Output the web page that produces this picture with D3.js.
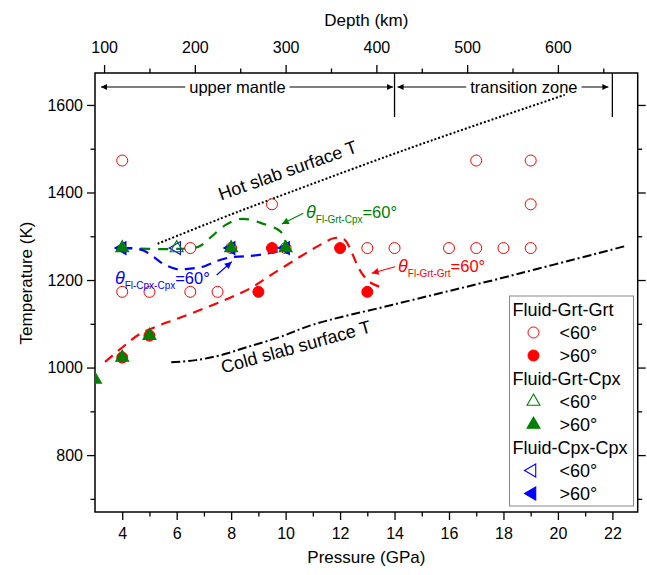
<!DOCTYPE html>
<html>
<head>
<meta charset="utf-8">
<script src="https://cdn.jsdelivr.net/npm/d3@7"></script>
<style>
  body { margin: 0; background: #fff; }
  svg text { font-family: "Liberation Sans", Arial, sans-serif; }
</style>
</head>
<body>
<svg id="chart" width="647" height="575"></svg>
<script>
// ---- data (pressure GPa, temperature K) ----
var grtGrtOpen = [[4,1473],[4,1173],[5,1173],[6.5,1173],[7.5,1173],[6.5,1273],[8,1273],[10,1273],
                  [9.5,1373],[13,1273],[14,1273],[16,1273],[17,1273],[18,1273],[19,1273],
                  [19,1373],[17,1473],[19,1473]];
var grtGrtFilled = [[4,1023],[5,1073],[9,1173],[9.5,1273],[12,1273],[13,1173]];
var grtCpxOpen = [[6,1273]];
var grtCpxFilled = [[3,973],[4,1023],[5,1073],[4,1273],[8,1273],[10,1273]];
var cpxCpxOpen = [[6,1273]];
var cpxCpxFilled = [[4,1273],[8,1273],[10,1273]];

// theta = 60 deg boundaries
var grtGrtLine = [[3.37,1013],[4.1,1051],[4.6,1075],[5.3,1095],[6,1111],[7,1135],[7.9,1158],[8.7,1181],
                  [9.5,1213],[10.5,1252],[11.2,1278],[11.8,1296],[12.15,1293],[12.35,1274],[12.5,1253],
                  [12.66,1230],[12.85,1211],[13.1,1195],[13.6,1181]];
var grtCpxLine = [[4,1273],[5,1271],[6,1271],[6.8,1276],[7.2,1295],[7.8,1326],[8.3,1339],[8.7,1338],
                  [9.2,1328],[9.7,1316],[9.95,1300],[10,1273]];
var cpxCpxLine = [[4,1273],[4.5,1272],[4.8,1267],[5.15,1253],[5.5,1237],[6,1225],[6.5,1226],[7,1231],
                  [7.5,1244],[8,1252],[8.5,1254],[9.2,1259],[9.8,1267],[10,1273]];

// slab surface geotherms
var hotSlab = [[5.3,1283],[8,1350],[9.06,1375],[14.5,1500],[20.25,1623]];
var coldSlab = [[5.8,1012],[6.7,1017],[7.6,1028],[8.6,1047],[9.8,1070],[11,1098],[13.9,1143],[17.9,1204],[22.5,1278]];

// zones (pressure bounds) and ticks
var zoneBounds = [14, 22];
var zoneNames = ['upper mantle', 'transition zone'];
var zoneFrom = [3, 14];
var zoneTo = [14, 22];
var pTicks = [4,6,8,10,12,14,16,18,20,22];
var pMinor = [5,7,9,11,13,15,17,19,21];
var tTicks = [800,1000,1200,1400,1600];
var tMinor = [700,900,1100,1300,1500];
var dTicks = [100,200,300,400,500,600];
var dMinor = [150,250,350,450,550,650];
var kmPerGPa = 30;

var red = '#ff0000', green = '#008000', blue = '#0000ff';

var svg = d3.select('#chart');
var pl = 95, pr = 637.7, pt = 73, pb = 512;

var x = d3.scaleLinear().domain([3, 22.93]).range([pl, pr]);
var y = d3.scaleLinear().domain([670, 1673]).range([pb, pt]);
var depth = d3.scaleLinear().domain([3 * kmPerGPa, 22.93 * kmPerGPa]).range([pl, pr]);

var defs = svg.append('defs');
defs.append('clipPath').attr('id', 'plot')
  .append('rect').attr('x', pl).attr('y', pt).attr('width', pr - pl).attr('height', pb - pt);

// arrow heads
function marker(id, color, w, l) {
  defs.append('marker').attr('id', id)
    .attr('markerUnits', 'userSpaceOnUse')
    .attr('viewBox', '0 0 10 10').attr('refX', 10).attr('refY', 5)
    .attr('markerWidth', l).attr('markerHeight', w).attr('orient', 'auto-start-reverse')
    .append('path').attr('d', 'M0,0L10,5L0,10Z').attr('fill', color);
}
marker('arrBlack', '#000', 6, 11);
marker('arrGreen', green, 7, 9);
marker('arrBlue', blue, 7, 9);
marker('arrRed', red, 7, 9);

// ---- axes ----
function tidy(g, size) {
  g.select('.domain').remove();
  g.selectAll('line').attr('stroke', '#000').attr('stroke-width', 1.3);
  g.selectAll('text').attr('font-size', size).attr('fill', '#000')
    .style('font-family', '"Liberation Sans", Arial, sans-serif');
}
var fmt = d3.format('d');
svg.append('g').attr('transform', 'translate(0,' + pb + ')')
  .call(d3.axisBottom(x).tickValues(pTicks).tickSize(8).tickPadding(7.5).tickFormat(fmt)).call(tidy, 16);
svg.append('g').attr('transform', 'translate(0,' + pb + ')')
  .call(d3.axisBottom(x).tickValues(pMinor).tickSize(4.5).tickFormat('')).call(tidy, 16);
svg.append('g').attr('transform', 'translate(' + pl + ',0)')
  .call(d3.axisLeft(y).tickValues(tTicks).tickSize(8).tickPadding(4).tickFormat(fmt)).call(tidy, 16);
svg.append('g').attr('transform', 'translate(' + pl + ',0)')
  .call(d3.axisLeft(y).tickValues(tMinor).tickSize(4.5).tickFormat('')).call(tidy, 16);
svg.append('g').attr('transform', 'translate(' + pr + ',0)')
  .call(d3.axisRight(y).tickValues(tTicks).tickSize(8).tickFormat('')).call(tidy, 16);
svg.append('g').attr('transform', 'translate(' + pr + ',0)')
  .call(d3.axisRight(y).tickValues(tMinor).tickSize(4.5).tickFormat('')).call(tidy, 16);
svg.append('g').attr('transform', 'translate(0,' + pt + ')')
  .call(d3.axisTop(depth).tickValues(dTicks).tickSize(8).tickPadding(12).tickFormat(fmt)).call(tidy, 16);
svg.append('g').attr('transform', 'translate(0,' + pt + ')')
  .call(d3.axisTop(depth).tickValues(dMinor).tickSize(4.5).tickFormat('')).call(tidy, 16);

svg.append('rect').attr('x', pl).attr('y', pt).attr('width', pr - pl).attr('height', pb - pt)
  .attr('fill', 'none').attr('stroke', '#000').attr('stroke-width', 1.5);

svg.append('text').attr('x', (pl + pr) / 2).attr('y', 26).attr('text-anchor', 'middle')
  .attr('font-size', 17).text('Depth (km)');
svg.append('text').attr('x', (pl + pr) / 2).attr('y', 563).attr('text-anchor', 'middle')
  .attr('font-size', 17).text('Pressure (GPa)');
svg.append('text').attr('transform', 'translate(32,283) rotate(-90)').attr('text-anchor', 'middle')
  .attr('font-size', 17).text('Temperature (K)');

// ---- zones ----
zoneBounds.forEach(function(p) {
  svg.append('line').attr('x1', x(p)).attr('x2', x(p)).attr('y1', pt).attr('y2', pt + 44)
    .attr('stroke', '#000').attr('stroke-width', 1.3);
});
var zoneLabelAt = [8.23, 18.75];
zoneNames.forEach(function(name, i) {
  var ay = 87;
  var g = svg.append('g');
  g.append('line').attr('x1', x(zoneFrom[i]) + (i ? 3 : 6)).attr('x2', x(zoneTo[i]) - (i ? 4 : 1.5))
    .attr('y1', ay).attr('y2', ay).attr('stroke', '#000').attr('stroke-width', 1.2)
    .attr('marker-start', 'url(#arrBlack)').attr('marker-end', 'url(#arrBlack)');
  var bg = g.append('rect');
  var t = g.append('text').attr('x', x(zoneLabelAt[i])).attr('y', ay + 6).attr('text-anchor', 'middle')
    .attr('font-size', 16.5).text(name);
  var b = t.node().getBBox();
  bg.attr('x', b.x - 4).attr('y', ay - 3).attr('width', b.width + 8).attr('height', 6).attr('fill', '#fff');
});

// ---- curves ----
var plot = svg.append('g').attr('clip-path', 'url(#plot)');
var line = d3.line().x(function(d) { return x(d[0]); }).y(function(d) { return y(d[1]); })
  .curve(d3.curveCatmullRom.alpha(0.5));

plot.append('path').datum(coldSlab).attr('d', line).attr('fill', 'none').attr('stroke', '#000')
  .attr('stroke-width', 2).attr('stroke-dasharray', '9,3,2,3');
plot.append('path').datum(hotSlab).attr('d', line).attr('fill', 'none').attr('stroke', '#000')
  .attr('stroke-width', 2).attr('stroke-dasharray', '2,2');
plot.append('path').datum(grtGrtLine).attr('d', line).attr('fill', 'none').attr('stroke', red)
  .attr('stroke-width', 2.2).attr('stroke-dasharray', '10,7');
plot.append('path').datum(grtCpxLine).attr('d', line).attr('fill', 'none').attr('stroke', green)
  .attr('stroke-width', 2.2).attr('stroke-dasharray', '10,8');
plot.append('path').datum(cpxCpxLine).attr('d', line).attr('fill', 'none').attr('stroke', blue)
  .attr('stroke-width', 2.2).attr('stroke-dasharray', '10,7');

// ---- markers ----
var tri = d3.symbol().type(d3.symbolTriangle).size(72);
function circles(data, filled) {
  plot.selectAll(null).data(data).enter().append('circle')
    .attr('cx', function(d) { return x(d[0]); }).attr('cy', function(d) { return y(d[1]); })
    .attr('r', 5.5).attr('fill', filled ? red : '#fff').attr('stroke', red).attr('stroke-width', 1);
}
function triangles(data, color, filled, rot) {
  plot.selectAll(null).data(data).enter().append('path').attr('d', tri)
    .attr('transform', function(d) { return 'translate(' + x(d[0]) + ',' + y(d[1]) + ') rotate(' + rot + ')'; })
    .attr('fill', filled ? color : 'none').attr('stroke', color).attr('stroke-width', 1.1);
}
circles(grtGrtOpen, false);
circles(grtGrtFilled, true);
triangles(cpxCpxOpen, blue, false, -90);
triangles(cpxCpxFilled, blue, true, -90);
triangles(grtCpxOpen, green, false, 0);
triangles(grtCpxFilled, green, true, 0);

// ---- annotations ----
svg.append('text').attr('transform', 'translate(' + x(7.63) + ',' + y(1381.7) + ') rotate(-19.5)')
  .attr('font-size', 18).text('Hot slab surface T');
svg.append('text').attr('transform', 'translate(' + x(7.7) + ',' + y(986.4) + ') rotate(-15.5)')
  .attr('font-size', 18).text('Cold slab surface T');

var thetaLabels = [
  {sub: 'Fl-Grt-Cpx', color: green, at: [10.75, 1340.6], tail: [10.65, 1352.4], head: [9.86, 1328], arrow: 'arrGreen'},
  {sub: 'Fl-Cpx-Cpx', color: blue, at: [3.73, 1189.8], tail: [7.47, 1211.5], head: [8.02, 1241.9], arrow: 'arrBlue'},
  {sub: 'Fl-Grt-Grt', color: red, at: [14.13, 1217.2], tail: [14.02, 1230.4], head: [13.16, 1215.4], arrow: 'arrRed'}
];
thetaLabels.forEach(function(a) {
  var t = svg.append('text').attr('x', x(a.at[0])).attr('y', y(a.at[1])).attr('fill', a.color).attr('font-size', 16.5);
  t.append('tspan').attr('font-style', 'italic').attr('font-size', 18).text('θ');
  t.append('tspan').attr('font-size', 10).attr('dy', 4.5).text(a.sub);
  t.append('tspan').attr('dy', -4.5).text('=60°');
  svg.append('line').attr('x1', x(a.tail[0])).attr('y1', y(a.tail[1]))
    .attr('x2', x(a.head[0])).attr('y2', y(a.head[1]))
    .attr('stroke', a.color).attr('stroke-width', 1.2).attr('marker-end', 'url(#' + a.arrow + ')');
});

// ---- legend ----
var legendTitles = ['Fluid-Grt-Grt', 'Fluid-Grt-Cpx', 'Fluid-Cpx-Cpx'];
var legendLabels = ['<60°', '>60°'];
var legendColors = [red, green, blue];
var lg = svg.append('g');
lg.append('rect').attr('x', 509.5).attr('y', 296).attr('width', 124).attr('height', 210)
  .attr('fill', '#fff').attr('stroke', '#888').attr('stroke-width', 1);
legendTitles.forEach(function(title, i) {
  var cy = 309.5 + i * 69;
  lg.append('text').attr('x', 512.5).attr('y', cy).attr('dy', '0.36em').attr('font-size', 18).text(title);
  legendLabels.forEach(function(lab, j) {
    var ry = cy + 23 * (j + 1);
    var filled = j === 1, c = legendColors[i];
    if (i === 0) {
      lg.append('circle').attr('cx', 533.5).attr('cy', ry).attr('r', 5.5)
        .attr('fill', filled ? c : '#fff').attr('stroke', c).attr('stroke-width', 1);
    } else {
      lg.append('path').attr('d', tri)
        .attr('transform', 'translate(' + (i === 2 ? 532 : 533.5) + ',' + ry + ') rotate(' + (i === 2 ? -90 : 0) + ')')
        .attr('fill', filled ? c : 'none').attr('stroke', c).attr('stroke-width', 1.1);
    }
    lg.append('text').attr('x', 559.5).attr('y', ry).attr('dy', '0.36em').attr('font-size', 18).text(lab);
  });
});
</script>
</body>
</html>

■ Exercise aim: The lines from the start of the data through the line that contains "var cpxCpxFilled = [[4,1273],[8,1273],[10,1273]];" are to be returned exactly, please, with both ends included and every picture left out.

■ Result of the task:
Output the web page that produces this picture with D3.js.
<!DOCTYPE html>
<html>
<head>
<meta charset="utf-8">
<script src="https://cdn.jsdelivr.net/npm/d3@7"></script>
<style>
  body { margin: 0; background: #fff; }
  svg text { font-family: "Liberation Sans", Arial, sans-serif; }
</style>
</head>
<body>
<svg id="chart" width="647" height="575"></svg>
<script>
// ---- data (pressure GPa, temperature K) ----
var grtGrtOpen = [[4,1473],[4,1173],[5,1173],[6.5,1173],[7.5,1173],[6.5,1273],[8,1273],[10,1273],
                  [9.5,1373],[13,1273],[14,1273],[16,1273],[17,1273],[18,1273],[19,1273],
                  [19,1373],[17,1473],[19,1473]];
var grtGrtFilled = [[4,1023],[5,1073],[9,1173],[9.5,1273],[12,1273],[13,1173]];
var grtCpxOpen = [[6,1273]];
var grtCpxFilled = [[3,973],[4,1023],[5,1073],[4,1273],[8,1273],[10,1273]];
var cpxCpxOpen = [[6,1273]];
var cpxCpxFilled = [[4,1273],[8,1273],[10,1273]];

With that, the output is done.